SHORT EXERCISE -
From the very first line of the data to the line containing "const labels = geneNames.map(d", retype everything exactly, leaving the pictures behind.

RECORDED INFORMATION -
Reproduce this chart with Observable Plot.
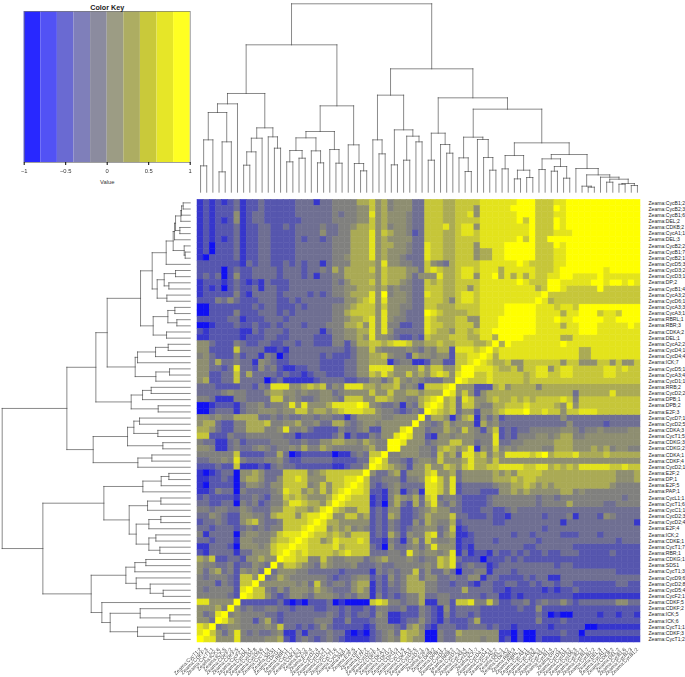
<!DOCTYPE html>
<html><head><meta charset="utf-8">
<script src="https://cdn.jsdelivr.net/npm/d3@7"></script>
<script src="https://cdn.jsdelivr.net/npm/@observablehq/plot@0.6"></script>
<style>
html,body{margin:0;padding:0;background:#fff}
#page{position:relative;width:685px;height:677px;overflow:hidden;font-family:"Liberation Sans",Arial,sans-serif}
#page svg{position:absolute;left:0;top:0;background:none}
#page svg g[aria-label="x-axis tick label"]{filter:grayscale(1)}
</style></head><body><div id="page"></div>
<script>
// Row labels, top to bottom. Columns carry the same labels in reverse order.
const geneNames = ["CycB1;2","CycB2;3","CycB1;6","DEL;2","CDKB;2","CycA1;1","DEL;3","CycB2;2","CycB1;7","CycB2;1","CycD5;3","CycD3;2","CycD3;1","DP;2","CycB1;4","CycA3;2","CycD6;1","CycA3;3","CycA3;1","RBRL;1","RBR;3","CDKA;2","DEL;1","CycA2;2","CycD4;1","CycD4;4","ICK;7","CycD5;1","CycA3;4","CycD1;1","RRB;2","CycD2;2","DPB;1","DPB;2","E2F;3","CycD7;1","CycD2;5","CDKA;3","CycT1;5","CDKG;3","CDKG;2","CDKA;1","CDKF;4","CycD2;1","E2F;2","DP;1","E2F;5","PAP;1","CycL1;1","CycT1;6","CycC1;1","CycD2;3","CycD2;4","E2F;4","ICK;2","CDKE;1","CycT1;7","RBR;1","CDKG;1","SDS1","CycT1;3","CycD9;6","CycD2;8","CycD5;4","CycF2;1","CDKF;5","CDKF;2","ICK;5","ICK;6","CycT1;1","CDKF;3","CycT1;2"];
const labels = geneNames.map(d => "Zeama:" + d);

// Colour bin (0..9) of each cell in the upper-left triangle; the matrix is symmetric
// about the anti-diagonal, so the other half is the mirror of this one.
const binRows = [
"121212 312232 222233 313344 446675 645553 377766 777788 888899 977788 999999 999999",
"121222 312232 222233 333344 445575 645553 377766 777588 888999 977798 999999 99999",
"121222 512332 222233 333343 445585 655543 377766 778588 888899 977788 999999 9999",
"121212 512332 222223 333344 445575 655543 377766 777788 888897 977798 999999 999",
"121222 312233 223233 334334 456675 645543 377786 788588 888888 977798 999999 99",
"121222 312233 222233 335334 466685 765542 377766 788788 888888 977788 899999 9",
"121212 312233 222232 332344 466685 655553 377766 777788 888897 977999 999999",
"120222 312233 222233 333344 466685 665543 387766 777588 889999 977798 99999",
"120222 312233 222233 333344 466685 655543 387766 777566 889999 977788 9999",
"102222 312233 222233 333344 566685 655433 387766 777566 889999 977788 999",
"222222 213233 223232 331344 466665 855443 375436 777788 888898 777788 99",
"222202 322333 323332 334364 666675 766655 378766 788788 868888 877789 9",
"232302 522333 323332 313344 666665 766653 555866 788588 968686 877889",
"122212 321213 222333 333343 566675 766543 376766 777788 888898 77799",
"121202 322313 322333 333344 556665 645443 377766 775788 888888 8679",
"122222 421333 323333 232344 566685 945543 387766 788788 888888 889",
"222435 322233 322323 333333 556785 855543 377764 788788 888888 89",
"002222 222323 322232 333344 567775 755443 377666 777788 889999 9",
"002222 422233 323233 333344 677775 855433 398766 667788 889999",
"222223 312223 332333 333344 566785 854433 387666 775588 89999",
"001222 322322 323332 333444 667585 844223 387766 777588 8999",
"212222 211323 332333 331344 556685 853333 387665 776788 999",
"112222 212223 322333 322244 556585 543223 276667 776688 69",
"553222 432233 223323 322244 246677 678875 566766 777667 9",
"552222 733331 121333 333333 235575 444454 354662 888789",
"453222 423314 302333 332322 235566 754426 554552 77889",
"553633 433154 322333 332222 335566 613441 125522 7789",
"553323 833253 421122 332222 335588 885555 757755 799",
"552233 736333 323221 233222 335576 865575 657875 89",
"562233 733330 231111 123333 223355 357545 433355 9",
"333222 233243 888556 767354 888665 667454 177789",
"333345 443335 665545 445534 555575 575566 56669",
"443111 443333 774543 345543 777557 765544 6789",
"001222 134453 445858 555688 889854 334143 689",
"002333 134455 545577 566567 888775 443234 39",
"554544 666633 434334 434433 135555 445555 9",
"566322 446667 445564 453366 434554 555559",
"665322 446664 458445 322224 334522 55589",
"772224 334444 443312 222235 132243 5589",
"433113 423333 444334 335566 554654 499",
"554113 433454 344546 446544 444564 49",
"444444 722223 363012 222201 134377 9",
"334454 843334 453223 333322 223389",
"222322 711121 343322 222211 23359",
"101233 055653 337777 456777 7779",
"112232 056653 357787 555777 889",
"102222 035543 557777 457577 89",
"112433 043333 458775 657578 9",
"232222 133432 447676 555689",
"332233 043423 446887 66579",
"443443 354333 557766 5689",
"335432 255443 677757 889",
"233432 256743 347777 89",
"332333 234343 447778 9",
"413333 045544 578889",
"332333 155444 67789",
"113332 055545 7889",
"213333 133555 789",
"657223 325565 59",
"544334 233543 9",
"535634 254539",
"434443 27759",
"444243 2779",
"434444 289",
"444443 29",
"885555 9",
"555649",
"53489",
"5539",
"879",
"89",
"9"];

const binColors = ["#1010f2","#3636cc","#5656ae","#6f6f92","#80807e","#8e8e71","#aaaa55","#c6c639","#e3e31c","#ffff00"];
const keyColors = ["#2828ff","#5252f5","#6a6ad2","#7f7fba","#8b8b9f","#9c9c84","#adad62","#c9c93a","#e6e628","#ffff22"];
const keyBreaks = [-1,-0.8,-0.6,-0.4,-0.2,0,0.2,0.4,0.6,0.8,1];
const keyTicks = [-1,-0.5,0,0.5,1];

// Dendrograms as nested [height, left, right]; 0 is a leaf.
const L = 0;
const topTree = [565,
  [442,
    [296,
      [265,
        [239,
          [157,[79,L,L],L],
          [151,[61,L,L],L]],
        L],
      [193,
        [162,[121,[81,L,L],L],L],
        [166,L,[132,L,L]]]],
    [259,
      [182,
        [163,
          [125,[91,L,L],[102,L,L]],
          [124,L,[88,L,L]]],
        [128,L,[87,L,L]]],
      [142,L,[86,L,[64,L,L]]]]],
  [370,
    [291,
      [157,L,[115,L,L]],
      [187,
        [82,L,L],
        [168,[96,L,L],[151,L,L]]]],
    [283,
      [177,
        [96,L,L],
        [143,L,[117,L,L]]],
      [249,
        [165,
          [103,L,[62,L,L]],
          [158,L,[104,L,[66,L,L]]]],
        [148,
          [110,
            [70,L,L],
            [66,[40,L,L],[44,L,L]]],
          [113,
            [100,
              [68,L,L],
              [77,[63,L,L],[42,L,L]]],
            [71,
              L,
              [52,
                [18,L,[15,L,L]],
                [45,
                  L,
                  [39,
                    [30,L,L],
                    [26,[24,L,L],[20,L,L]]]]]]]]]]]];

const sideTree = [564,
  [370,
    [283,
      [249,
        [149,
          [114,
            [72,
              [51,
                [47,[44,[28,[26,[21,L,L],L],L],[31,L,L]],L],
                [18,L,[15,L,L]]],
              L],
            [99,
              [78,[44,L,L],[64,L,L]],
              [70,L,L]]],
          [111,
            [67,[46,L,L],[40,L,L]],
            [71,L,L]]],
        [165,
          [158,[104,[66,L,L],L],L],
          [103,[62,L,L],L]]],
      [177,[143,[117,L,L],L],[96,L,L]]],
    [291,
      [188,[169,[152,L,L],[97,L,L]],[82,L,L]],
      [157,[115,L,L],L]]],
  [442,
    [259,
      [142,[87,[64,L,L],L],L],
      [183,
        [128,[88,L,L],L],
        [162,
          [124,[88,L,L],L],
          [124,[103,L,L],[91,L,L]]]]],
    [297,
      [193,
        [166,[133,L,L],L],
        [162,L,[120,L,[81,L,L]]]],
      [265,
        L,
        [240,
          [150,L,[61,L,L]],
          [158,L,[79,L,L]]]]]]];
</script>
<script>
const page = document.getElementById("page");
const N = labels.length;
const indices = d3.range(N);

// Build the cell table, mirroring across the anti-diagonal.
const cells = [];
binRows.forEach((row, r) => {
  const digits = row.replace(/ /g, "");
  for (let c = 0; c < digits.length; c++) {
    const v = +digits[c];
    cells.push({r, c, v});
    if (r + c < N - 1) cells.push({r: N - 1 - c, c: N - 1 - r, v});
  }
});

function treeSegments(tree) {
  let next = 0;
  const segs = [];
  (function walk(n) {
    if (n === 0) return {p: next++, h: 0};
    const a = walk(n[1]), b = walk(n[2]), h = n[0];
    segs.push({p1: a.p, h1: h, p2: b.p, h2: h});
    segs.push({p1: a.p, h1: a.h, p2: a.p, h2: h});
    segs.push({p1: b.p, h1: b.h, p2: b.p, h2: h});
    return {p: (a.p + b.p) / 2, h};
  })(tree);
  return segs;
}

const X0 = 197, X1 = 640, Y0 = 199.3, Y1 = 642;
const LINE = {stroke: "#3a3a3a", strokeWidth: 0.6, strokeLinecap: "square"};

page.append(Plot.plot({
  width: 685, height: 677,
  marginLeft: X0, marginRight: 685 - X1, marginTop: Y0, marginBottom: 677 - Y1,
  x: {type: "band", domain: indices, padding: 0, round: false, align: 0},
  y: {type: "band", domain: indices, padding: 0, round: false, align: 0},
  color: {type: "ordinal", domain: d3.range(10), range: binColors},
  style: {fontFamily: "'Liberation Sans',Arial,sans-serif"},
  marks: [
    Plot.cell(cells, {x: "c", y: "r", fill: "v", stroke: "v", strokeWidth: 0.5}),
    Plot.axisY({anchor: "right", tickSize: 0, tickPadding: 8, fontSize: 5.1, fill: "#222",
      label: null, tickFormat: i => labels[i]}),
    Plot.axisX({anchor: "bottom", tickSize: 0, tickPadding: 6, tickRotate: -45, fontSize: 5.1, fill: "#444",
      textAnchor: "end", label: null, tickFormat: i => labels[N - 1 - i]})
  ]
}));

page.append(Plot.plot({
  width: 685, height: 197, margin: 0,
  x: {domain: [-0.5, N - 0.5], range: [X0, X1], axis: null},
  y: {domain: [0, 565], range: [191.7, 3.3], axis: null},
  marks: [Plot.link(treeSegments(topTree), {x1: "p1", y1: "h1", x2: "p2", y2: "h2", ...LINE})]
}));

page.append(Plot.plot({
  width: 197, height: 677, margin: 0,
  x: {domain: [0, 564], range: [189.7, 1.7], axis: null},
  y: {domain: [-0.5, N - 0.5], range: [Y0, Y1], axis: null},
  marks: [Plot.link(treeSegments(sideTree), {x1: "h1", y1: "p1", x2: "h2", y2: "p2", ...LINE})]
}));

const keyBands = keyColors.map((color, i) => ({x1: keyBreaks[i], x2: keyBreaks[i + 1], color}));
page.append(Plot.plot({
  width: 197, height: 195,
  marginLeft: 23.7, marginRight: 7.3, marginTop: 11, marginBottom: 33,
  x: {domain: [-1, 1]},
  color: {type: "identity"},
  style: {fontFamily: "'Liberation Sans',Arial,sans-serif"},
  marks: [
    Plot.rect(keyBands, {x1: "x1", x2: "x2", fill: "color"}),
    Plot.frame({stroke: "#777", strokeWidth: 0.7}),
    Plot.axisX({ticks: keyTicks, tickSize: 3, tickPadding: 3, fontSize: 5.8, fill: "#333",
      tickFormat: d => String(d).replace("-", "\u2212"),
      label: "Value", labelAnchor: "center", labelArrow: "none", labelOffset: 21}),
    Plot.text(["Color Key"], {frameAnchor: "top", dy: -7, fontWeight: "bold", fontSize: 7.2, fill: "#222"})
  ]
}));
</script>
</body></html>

PROBLEM SOLUTION -
Reproduce this chart with Observable Plot.
<!DOCTYPE html>
<html><head><meta charset="utf-8">
<script src="https://cdn.jsdelivr.net/npm/d3@7"></script>
<script src="https://cdn.jsdelivr.net/npm/@observablehq/plot@0.6"></script>
<style>
html,body{margin:0;padding:0;background:#fff}
#page{position:relative;width:685px;height:677px;overflow:hidden;font-family:"Liberation Sans",Arial,sans-serif}
#page svg{position:absolute;left:0;top:0;background:none}
#page svg g[aria-label="x-axis tick label"]{filter:grayscale(1)}
</style></head><body><div id="page"></div>
<script>
// Row labels, top to bottom. Columns carry the same labels in reverse order.
const geneNames = ["CycB1;2","CycB2;3","CycB1;6","DEL;2","CDKB;2","CycA1;1","DEL;3","CycB2;2","CycB1;7","CycB2;1","CycD5;3","CycD3;2","CycD3;1","DP;2","CycB1;4","CycA3;2","CycD6;1","CycA3;3","CycA3;1","RBRL;1","RBR;3","CDKA;2","DEL;1","CycA2;2","CycD4;1","CycD4;4","ICK;7","CycD5;1","CycA3;4","CycD1;1","RRB;2","CycD2;2","DPB;1","DPB;2","E2F;3","CycD7;1","CycD2;5","CDKA;3","CycT1;5","CDKG;3","CDKG;2","CDKA;1","CDKF;4","CycD2;1","E2F;2","DP;1","E2F;5","PAP;1","CycL1;1","CycT1;6","CycC1;1","CycD2;3","CycD2;4","E2F;4","ICK;2","CDKE;1","CycT1;7","RBR;1","CDKG;1","SDS1","CycT1;3","CycD9;6","CycD2;8","CycD5;4","CycF2;1","CDKF;5","CDKF;2","ICK;5","ICK;6","CycT1;1","CDKF;3","CycT1;2"];
const labels = geneNames.map(d => "Zeama:" + d);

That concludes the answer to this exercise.